------ Provided material

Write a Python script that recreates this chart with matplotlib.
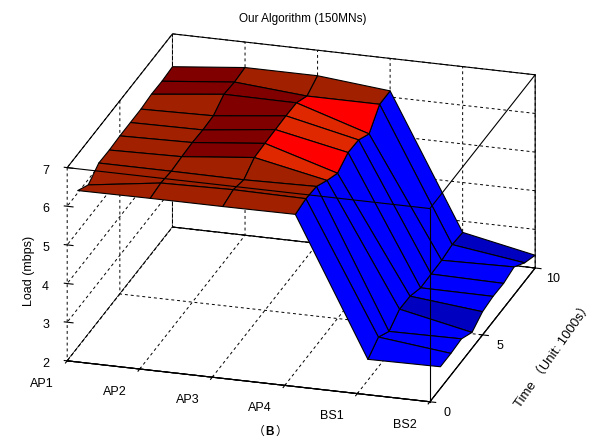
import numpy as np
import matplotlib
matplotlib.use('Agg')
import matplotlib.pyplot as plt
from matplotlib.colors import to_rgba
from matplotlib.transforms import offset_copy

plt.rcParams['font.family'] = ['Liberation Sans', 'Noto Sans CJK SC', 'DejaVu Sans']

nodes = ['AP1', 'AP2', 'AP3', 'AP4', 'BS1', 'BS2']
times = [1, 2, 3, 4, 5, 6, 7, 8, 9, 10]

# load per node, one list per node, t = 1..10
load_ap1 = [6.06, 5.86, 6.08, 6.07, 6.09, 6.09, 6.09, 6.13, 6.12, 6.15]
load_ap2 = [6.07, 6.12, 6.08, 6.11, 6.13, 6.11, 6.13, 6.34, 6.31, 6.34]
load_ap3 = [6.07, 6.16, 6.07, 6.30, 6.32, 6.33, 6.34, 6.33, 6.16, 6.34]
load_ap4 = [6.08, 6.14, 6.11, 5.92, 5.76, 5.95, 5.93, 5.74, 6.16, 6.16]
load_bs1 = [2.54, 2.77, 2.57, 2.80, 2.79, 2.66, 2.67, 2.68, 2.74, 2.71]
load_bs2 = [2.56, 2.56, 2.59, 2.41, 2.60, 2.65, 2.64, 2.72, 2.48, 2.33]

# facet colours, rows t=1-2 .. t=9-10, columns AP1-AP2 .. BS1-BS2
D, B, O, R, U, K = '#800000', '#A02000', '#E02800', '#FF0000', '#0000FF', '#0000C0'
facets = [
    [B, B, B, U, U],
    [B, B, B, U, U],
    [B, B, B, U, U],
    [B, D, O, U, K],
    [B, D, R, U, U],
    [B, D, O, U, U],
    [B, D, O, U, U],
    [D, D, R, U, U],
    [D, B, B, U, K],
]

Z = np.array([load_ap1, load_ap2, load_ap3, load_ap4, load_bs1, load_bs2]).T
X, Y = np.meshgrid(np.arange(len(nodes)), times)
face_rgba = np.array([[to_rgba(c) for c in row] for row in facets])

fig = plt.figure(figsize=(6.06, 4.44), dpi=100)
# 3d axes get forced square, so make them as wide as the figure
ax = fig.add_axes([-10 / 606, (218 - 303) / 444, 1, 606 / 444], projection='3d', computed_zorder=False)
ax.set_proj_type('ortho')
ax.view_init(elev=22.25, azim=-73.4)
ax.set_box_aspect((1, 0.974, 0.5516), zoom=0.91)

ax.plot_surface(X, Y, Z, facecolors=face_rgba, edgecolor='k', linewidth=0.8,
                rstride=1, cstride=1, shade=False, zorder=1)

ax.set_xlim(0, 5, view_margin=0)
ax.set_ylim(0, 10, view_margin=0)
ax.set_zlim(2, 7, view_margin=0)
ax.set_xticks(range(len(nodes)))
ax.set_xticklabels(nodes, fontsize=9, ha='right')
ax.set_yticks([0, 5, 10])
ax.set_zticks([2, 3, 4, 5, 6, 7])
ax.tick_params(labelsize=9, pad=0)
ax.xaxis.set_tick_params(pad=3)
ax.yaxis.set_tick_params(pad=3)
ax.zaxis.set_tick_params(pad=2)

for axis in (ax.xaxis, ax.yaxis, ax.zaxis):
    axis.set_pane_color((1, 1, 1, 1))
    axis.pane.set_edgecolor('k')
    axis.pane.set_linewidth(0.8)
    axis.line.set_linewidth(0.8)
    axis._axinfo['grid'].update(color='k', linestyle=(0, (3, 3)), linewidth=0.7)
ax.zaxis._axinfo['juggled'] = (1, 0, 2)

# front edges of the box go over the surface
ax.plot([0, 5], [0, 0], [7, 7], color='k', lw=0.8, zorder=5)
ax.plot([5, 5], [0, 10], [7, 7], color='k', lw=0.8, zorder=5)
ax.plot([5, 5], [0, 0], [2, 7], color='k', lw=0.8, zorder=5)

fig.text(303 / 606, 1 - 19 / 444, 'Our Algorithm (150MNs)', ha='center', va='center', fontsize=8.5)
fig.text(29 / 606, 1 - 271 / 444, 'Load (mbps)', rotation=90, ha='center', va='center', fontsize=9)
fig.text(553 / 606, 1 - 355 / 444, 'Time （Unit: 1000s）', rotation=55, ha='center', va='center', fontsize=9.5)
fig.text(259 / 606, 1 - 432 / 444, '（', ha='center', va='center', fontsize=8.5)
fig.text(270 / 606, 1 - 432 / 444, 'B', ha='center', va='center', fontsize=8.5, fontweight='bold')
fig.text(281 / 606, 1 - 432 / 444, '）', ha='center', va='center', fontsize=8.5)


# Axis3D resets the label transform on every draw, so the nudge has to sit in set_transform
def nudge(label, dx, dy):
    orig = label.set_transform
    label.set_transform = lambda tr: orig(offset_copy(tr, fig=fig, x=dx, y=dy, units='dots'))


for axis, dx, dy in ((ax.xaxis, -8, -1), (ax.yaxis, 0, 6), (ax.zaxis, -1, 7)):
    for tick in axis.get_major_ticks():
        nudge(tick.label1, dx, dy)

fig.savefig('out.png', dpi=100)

------------

- What you should do: Report how many lines in the data include the word "matplotlib", and give nothing but the count.

- Task answer: 6